*Written exercise*
Copy every line of the records below where the word "this" occurs.

---------- Dataset excerpts ----------

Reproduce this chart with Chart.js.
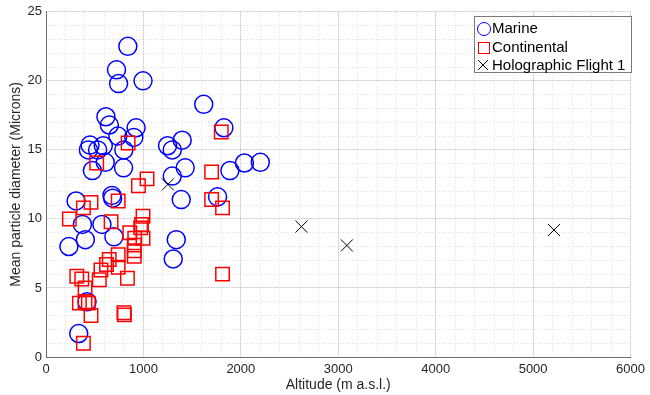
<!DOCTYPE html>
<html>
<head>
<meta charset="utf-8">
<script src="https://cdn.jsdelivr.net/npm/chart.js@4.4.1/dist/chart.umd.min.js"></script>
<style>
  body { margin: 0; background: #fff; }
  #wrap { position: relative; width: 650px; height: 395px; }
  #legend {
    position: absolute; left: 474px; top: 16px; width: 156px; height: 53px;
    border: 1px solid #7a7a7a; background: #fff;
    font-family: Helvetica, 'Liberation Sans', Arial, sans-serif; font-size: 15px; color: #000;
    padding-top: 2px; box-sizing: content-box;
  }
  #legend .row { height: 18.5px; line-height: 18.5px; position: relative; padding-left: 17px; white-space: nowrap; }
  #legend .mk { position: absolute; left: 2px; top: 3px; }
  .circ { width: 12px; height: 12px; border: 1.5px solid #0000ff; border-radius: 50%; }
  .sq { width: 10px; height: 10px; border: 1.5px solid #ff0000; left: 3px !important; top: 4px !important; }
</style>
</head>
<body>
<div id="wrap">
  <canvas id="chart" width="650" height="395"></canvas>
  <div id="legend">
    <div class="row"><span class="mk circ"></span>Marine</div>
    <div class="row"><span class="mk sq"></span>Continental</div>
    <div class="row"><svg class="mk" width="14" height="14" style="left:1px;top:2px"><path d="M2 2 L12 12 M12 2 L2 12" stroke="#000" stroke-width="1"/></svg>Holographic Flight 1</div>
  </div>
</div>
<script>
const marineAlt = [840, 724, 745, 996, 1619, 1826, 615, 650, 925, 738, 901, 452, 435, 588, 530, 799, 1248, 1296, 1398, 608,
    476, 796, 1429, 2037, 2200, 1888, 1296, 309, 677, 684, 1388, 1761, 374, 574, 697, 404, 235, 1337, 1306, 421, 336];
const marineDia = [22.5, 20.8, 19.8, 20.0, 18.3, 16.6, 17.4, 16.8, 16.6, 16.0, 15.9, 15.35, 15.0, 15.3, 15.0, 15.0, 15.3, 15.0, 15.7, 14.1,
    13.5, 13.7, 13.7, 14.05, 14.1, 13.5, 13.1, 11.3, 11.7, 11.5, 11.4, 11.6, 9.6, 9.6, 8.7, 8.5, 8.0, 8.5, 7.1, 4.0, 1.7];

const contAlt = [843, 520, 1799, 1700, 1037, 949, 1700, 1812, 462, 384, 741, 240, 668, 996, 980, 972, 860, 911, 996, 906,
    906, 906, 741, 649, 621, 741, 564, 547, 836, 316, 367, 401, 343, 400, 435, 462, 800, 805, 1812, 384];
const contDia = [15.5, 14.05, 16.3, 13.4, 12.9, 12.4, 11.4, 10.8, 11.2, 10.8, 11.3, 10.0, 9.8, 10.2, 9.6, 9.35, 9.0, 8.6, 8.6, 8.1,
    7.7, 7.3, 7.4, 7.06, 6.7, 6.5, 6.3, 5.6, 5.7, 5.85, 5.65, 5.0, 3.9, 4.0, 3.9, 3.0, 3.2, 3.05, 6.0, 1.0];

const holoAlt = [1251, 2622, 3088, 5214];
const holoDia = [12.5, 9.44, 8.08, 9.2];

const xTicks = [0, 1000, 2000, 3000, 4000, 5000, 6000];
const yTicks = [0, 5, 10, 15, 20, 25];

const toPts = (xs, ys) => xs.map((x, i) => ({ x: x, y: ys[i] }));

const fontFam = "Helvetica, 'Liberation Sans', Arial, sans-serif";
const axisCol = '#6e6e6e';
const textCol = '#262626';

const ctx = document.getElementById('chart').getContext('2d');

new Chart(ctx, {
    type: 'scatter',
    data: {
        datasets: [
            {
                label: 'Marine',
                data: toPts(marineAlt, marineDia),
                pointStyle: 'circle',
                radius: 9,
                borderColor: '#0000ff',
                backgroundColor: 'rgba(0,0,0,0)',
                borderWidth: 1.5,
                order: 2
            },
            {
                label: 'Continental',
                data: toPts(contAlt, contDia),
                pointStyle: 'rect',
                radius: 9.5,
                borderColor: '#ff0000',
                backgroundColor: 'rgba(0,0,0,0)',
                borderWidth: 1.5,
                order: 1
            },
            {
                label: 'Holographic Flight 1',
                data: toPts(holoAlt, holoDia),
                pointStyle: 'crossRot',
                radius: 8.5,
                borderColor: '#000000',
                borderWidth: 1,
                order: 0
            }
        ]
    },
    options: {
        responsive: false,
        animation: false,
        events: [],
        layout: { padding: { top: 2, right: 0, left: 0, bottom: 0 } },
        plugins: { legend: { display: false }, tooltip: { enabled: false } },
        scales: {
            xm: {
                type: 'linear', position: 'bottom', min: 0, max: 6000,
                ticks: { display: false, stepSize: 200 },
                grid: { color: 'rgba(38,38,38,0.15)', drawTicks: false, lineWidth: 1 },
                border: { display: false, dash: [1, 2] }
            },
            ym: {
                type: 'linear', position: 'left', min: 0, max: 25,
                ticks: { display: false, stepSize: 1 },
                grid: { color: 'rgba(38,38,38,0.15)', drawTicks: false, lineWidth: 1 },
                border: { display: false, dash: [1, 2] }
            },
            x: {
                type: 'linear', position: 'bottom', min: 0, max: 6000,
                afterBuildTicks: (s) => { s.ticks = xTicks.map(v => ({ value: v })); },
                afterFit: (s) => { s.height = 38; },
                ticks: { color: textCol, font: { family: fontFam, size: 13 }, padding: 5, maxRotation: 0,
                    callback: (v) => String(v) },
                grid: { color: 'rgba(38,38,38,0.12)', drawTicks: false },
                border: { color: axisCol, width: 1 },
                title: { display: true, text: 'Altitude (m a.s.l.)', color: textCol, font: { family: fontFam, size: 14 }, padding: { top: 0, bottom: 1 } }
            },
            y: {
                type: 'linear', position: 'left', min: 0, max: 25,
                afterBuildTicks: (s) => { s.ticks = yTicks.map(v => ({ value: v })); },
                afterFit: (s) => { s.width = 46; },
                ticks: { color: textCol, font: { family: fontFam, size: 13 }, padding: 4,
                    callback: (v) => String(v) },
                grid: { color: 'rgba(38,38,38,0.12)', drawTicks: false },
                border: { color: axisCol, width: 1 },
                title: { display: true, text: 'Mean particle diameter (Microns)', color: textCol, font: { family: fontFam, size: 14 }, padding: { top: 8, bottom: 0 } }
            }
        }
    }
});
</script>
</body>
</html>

----------
---------- Dataset excerpts ----------

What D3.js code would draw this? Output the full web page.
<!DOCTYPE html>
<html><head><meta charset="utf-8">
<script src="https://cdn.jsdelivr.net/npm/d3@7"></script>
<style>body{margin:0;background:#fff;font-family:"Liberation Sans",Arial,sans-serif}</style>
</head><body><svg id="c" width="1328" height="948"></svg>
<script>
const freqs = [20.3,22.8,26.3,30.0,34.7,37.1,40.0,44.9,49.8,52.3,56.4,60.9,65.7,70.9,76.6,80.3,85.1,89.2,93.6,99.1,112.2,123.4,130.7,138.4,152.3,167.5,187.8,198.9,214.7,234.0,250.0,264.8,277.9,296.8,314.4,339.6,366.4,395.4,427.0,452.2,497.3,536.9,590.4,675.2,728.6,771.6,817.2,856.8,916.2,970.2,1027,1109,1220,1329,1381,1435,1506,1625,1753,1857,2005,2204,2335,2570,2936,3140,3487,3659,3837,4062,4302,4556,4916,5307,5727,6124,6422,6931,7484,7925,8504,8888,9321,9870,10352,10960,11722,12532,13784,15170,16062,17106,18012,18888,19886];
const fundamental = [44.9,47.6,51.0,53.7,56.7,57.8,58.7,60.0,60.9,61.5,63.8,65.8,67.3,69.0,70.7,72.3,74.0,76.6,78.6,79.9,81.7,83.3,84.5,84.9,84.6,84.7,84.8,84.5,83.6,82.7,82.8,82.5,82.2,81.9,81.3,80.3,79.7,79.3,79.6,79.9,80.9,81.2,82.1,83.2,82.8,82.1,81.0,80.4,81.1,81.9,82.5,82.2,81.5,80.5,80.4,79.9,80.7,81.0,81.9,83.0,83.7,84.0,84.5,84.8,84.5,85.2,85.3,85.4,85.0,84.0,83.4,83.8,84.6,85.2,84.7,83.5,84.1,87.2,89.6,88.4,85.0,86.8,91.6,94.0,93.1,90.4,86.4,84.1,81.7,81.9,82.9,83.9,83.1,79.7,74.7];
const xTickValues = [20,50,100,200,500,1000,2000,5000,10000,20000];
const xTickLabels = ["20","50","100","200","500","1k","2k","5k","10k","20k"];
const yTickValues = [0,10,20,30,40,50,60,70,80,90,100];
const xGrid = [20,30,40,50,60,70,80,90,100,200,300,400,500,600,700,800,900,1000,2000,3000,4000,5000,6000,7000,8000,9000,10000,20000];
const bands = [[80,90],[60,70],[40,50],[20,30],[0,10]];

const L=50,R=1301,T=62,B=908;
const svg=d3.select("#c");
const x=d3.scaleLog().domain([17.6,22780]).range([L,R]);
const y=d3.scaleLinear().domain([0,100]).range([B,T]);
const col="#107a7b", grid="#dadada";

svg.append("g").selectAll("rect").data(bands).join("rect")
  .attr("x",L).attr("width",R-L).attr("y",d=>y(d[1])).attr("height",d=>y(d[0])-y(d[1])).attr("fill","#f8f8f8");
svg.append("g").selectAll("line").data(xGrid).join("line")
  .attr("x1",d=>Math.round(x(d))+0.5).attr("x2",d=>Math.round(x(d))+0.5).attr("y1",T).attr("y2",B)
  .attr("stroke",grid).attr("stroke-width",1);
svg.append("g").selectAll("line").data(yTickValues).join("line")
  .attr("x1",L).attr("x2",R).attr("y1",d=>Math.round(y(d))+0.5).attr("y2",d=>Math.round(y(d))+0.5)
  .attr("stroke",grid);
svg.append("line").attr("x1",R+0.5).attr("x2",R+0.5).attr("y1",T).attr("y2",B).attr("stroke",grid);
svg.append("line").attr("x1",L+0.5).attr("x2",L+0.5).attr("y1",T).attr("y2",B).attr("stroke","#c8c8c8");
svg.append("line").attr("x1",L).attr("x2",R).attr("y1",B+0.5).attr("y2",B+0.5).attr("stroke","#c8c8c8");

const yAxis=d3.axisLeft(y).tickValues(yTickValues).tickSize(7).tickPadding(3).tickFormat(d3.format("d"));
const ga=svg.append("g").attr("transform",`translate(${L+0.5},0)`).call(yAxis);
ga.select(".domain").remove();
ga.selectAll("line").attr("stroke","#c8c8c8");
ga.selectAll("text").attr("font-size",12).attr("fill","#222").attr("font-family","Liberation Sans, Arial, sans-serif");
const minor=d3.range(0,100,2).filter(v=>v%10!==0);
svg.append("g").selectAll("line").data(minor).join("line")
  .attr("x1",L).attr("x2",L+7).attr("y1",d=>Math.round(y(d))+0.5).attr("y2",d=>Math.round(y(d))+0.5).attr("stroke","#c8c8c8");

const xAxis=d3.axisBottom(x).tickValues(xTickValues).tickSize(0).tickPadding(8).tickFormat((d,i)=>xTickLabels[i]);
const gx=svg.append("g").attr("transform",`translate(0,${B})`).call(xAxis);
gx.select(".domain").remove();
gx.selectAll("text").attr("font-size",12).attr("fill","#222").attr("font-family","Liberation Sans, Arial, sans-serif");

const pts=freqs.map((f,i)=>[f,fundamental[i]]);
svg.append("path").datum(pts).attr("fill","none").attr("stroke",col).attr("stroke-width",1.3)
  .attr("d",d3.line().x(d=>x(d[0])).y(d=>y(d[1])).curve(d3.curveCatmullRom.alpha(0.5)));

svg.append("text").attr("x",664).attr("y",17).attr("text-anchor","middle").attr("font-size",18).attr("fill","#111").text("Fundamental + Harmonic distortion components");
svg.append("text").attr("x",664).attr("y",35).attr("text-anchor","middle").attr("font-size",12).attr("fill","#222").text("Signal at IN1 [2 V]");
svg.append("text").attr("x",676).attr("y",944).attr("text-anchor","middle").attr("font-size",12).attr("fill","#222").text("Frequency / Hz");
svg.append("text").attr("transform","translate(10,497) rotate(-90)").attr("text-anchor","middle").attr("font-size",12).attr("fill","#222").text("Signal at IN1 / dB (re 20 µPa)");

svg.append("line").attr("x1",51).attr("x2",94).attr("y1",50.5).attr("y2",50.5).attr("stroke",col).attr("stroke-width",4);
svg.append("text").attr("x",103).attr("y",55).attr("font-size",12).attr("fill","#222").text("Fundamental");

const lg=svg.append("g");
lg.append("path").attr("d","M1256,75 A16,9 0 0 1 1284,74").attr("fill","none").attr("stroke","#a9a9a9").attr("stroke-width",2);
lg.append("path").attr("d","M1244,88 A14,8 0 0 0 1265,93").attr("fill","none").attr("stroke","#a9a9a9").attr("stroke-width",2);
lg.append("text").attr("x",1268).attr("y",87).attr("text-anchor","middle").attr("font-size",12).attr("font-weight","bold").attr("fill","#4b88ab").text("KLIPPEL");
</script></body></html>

----------

*Output below*
Reproduce this chart with Chart.js.
What D3.js code would draw this? Output the full web page.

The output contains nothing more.